BRIEF DESCRIPTION OF THE DRAWINGS

(1) FIG. 1 shows the modules of a solar plant after an inspection, at which a certain number of modules with type A failure (irreversible), another number of type B modules (reversible) and another number of type C modules (partly reversible) have been found, all of which distributed at random along the solar power plant. The rectangles (1) show several module strings inside the plant, wherein the modules are series-connected.

(2) FIG. 2 shows the modules of a solar plant after repowering has been implemented. Modules with type A failures have been substituted for new, more powerful ones, line in the same series-connected string (1), separated from the other strings by parallel connection. Modules with type B failures have been repaired and placed back in their original places, as they have recovered their original power and do not affect the string they were in. And modules with type C failures have been re-grouped within the same series-connected string (1), separated from the other strings by parallel connection.

DESCRIPTION OF EXAMPLE EMBODIMENTS

(3) In one possible, but non-exclusive embodiment, a 10 MWp, ground-mounted solar photovoltaic power plant is formed by 40.000 modules of 250 Wp each, distributed in 1,000 strings of 40 series-connected modules each.

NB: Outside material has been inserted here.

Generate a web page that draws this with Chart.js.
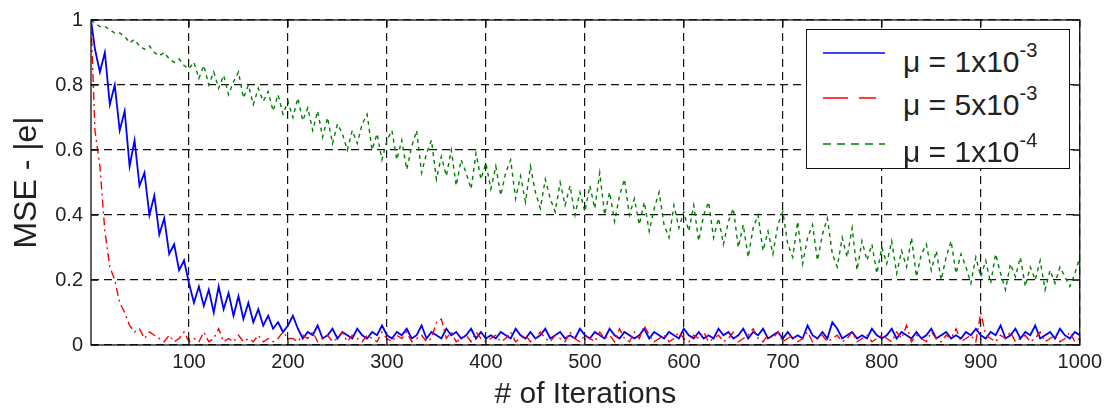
<!DOCTYPE html>
<html>
<head>
<meta charset="utf-8">
<script src="https://cdn.jsdelivr.net/npm/chart.js@4.4.1/dist/chart.umd.min.js"></script>
<style>
html,body{margin:0;padding:0;background:#fff;}
#wrap{position:relative;width:1107px;height:411px;background:#fff;}
#legend{position:absolute;left:806px;top:29px;width:264px;height:140px;box-sizing:border-box;border:1.3px solid #111;background:#fff;font-family:"Liberation Sans",Arial,sans-serif;color:#222;}
.lt{position:absolute;left:96px;font-size:30px;line-height:30px;white-space:nowrap;}
.lt sup{font-size:20px;vertical-align:baseline;position:relative;top:-15px;}
.ls{position:absolute;left:16px;}
</style>
</head>
<body>
<div id="wrap">
<canvas id="c" width="1107" height="411"></canvas>
<div id="legend">
  <svg class="ls" style="top:18px" width="62" height="10"><line x1="0" y1="5" x2="62" y2="5" stroke="#0000ff" stroke-width="1.5"/></svg>
  <div class="lt" style="top:17px">μ = 1x10<sup>-3</sup></div>
  <svg class="ls" style="top:63px" width="62" height="10"><line x1="0" y1="5" x2="62" y2="5" stroke="#ff0000" stroke-width="1.3" stroke-dasharray="25,11,17,20"/></svg>
  <div class="lt" style="top:60px">μ = 5x10<sup>-3</sup></div>
  <svg class="ls" style="top:109px" width="62" height="10"><line x1="0" y1="5" x2="62" y2="5" stroke="#008000" stroke-width="1.3" stroke-dasharray="8,6"/></svg>
  <div class="lt" style="top:107px">μ = 1x10<sup>-4</sup></div>
</div>
</div>
<script>
// ---- data ----
const iterations = [
  1,5,10,15,20,25,30,35,40,45,50,55,60,65,70,75,80,85,90,95,100,
  105,110,115,120,125,130,135,140,145,150,155,160,165,170,175,180,185,190,195,200,
  205,210,215,220,225,230,235,240,245,250,255,260,265,270,275,280,285,290,295,300,
  305,310,315,320,325,330,335,340,345,350,355,360,365,370,375,380,385,390,395,400,
  405,410,415,420,425,430,435,440,445,450,455,460,465,470,475,480,485,490,495,500,
  505,510,515,520,525,530,535,540,545,550,555,560,565,570,575,580,585,590,595,600,
  605,610,615,620,625,630,635,640,645,650,655,660,665,670,675,680,685,690,695,700,
  705,710,715,720,725,730,735,740,745,750,755,760,765,770,775,780,785,790,795,800,
  805,810,815,820,825,830,835,840,845,850,855,860,865,870,875,880,885,890,895,900,
  905,910,915,920,925,930,935,940,945,950,955,960,965,970,975,980,985,990,995,1000
];
const blueValues = [
  1.00,0.91,0.84,0.90,0.74,0.80,0.66,0.72,0.55,0.63,0.49,0.53,0.40,0.46,0.34,0.39,0.28,0.31,0.23,0.26,0.19,
  0.13,0.18,0.12,0.17,0.10,0.18,0.11,0.16,0.09,0.15,0.08,0.13,0.07,0.11,0.06,0.09,0.05,0.07,0.04,0.06,
  0.09,0.05,0.02,0.04,0.03,0.06,0.02,0.03,0.05,0.02,0.04,0.03,0.02,0.05,0.03,0.02,0.04,0.03,0.06,0.03,
  0.02,0.04,0.03,0.05,0.02,0.03,0.06,0.02,0.04,0.03,0.02,0.05,0.03,0.04,0.02,0.03,0.05,0.02,0.04,0.02,
  0.03,0.02,0.04,0.03,0.02,0.05,0.03,0.02,0.04,0.02,0.03,0.05,0.02,0.03,0.04,0.02,0.03,0.02,0.05,0.03,
  0.02,0.04,0.03,0.02,0.05,0.03,0.02,0.04,0.03,0.02,0.03,0.05,0.02,0.04,0.03,0.02,0.04,0.03,0.02,0.05,
  0.03,0.02,0.04,0.02,0.03,0.02,0.05,0.03,0.04,0.02,0.03,0.05,0.02,0.04,0.03,0.05,0.02,0.03,0.04,0.02,
  0.04,0.02,0.03,0.02,0.06,0.03,0.02,0.04,0.02,0.07,0.05,0.02,0.03,0.04,0.02,0.03,0.02,0.05,0.03,0.02,
  0.03,0.05,0.02,0.04,0.03,0.02,0.04,0.02,0.03,0.05,0.02,0.03,0.04,0.02,0.03,0.02,0.04,0.03,0.05,0.03,
  0.02,0.04,0.03,0.06,0.02,0.03,0.05,0.02,0.04,0.03,0.06,0.02,0.03,0.04,0.02,0.05,0.03,0.02,0.04,0.03
];
const redValues = [
  1.00,0.66,0.55,0.35,0.24,0.20,0.13,0.10,0.06,0.04,0.05,0.02,0.04,0.03,0.02,0.01,0.03,0.01,0.02,0.04,0.01,
  0.02,0.01,0.04,0.01,0.02,0.05,0.01,0.02,0.01,0.03,0.01,0.02,0.01,0.03,0.01,0.02,0.01,0.02,0.04,0.02,
  0.02,0.01,0.03,0.02,0.04,0.01,0.02,0.03,0.01,0.02,0.04,0.01,0.03,0.02,0.01,0.03,0.02,0.01,0.04,0.02,
  0.01,0.03,0.02,0.04,0.01,0.02,0.03,0.01,0.02,0.07,0.08,0.02,0.04,0.01,0.02,0.03,0.01,0.04,0.02,0.01,
  0.02,0.03,0.01,0.02,0.04,0.01,0.02,0.03,0.01,0.02,0.04,0.02,0.01,0.03,0.02,0.01,0.04,0.02,0.01,0.03,
  0.02,0.01,0.04,0.02,0.03,0.01,0.05,0.02,0.01,0.04,0.02,0.06,0.03,0.01,0.02,0.03,0.01,0.02,0.04,0.02,
  0.01,0.03,0.02,0.04,0.01,0.02,0.03,0.01,0.02,0.04,0.01,0.02,0.03,0.05,0.02,0.01,0.03,0.02,0.04,0.01,
  0.02,0.03,0.01,0.02,0.04,0.01,0.02,0.03,0.01,0.02,0.03,0.01,0.02,0.04,0.01,0.02,0.03,0.01,0.02,0.03,
  0.02,0.01,0.04,0.02,0.06,0.01,0.03,0.02,0.01,0.04,0.02,0.01,0.03,0.02,0.05,0.01,0.02,0.03,0.01,0.10,
  0.03,0.02,0.01,0.03,0.02,0.04,0.01,0.02,0.03,0.01,0.02,0.04,0.01,0.02,0.03,0.01,0.02,0.04,0.01,0.02
];
const greenValues = [
  1.00,0.99,0.98,0.98,0.97,0.96,0.96,0.95,0.93,0.94,0.92,0.91,0.92,0.90,0.89,0.90,0.88,0.87,0.88,0.86,0.85,
  0.87,0.82,0.86,0.80,0.84,0.79,0.83,0.77,0.81,0.84,0.76,0.80,0.74,0.79,0.75,0.78,0.72,0.77,0.71,0.75,
  0.70,0.76,0.69,0.73,0.66,0.72,0.64,0.70,0.62,0.68,0.65,0.60,0.66,0.62,0.68,0.71,0.60,0.65,0.57,0.63,
  0.66,0.57,0.63,0.54,0.61,0.66,0.53,0.59,0.63,0.51,0.58,0.52,0.60,0.49,0.57,0.53,0.48,0.59,0.51,0.56,
  0.48,0.55,0.46,0.53,0.57,0.45,0.52,0.44,0.55,0.47,0.42,0.51,0.45,0.41,0.50,0.43,0.49,0.40,0.47,0.41,
  0.49,0.42,0.53,0.40,0.47,0.38,0.46,0.51,0.40,0.45,0.37,0.44,0.35,0.42,0.47,0.37,0.33,0.43,0.36,0.41,
  0.35,0.43,0.32,0.40,0.44,0.33,0.39,0.31,0.38,0.42,0.30,0.37,0.27,0.36,0.40,0.29,0.35,0.28,0.37,0.41,
  0.31,0.27,0.38,0.25,0.33,0.37,0.26,0.34,0.39,0.28,0.24,0.33,0.27,0.36,0.23,0.32,0.26,0.31,0.22,0.30,
  0.25,0.32,0.22,0.29,0.24,0.33,0.21,0.28,0.31,0.23,0.29,0.20,0.27,0.32,0.22,0.28,0.24,0.19,0.27,0.21,
  0.26,0.19,0.28,0.22,0.17,0.25,0.21,0.27,0.18,0.24,0.20,0.26,0.17,0.23,0.19,0.24,0.21,0.18,0.22,0.27
];
const seriesNames = ['μ = 1x10-3', 'μ = 5x10-3', 'μ = 1x10-4'];
const xTickValues = [100,200,300,400,500,600,700,800,900,1000];
const yTickValues = [0,0.2,0.4,0.6,0.8,1];
const yTickLabels = ['0','0.2','0.4','0.6','0.8','1'];

// ---- chart ----
const FONT = '"Liberation Sans", Arial, sans-serif';
const toPoints = vals => iterations.map((x, i) => ({x: x, y: vals[i]}));

const frame = {
  id: 'frame',
  afterDraw(chart) {
    const {ctx, chartArea: {left, right, top, bottom}, scales: {x, y}} = chart;
    ctx.save();
    ctx.strokeStyle = '#111';
    ctx.lineWidth = 1.3;
    ctx.setLineDash([]);
    ctx.strokeRect(left, top, right - left, bottom - top);
    const t = 7;
    ctx.beginPath();
    xTickValues.forEach(v => {
      const px = x.getPixelForValue(v);
      ctx.moveTo(px, bottom); ctx.lineTo(px, bottom - t);
      ctx.moveTo(px, top); ctx.lineTo(px, top + t);
    });
    yTickValues.forEach(v => {
      const py = y.getPixelForValue(v);
      ctx.moveTo(left, py); ctx.lineTo(left + t, py);
      ctx.moveTo(right, py); ctx.lineTo(right - t, py);
    });
    ctx.stroke();
    ctx.restore();
  }
};

new Chart(document.getElementById('c'), {
  type: 'line',
  data: {
    datasets: [
      {label: seriesNames[0], data: toPoints(blueValues), borderColor: '#0000ff', borderWidth: 1.8, pointRadius: 0, tension: 0, order: 2},
      {label: seriesNames[1], data: toPoints(redValues), borderColor: '#ff0000', borderWidth: 1.4, borderDash: [8,4,2,4], pointRadius: 0, tension: 0, order: 1},
      {label: seriesNames[2], data: toPoints(greenValues), borderColor: '#008000', borderWidth: 1.4, borderDash: [4,4], pointRadius: 0, tension: 0, order: 0}
    ]
  },
  options: {
    responsive: false,
    animation: false,
    devicePixelRatio: 1,
    layout: {padding: {top: 17, right: 25, bottom: 0, left: 0}},
    plugins: {legend: {display: false}, tooltip: {enabled: false}},
    scales: {
      x: {
        type: 'linear', min: 1, max: 1000,
        afterBuildTicks: s => { s.ticks = xTickValues.map(v => ({value: v})); },
        afterFit: s => { s.height = 66; },
        grid: {color: '#111', lineWidth: 1.2, drawTicks: false},
        border: {display: false, dash: [8,5]},
        ticks: {color: '#222', font: {family: FONT, size: 20}, padding: 5, maxRotation: 0, autoSkip: false,
                callback: v => String(v)},
        title: {display: true, text: '# of Iterations', color: '#222',
                font: {family: FONT, size: 30, lineHeight: 1}, padding: {top: 0, bottom: 1}}
      },
      y: {
        type: 'linear', min: 0, max: 1,
        afterBuildTicks: s => { s.ticks = yTickValues.map(v => ({value: v})); },
        afterFit: s => { s.width = 91; },
        grid: {color: '#111', lineWidth: 1.2, drawTicks: false},
        border: {display: false, dash: [8,5]},
        ticks: {color: '#222', font: {family: FONT, size: 20}, padding: 8,
                callback: v => yTickLabels[yTickValues.indexOf(v)]},
        title: {display: true, text: 'MSE - |e|', color: '#222',
                font: {family: FONT, size: 32, lineHeight: 1}, padding: {top: 11, bottom: 0}}
      }
    }
  },
  plugins: [frame]
});
</script>
</body>
</html>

(4) Through an aerial thermography inspection that took place as part of the smart annual predictive and preventive maintenance, the following failed modules were detected: 400 modules with type A failures (irreversible). 240 modules with type B failures (reversible). 160 modules with type C failures, 80 of which lost half their power (thus staying at 125 Wp), and the remaining 80 lost one fifth of their original power (thus staying at 200 Wp).

(5) With the repowering method, in this embodiment, the 400 type A modules are substituted for new generation modules, of 300 Wp each, and are grouped in 10 strings of 40 series-connected modules each.

(6) The 240 type B modules are repaired, gain their original power back and are placed at the same places they occupied before the inspection.

(7) The 160 type C modules are re-grouped and distributed into four strings, two with 40 modules each with new power of 125 Wp per module, and another two of with 40 modules each with new power of 200 Wp per module.

(8) This way, the solar power plant keeps working at its optimum, and a repowering from 10 MWp (nominal power, though it would be less, as 800 modules were not working properly) to 10.006 MWp is achieved.

(9) In another possible, but non-exclusive configuration, with the same number and type distribution of failed modules, those modules with failures of type A and B follow the same procedure, whereas the 160 modules with failures of type C are sold, and substituted in the plant by new ones of 300 Wp each, distributed in four strings (1) of 40 series-connected modules each. The achieved repowering reaches now 10,028 MWp.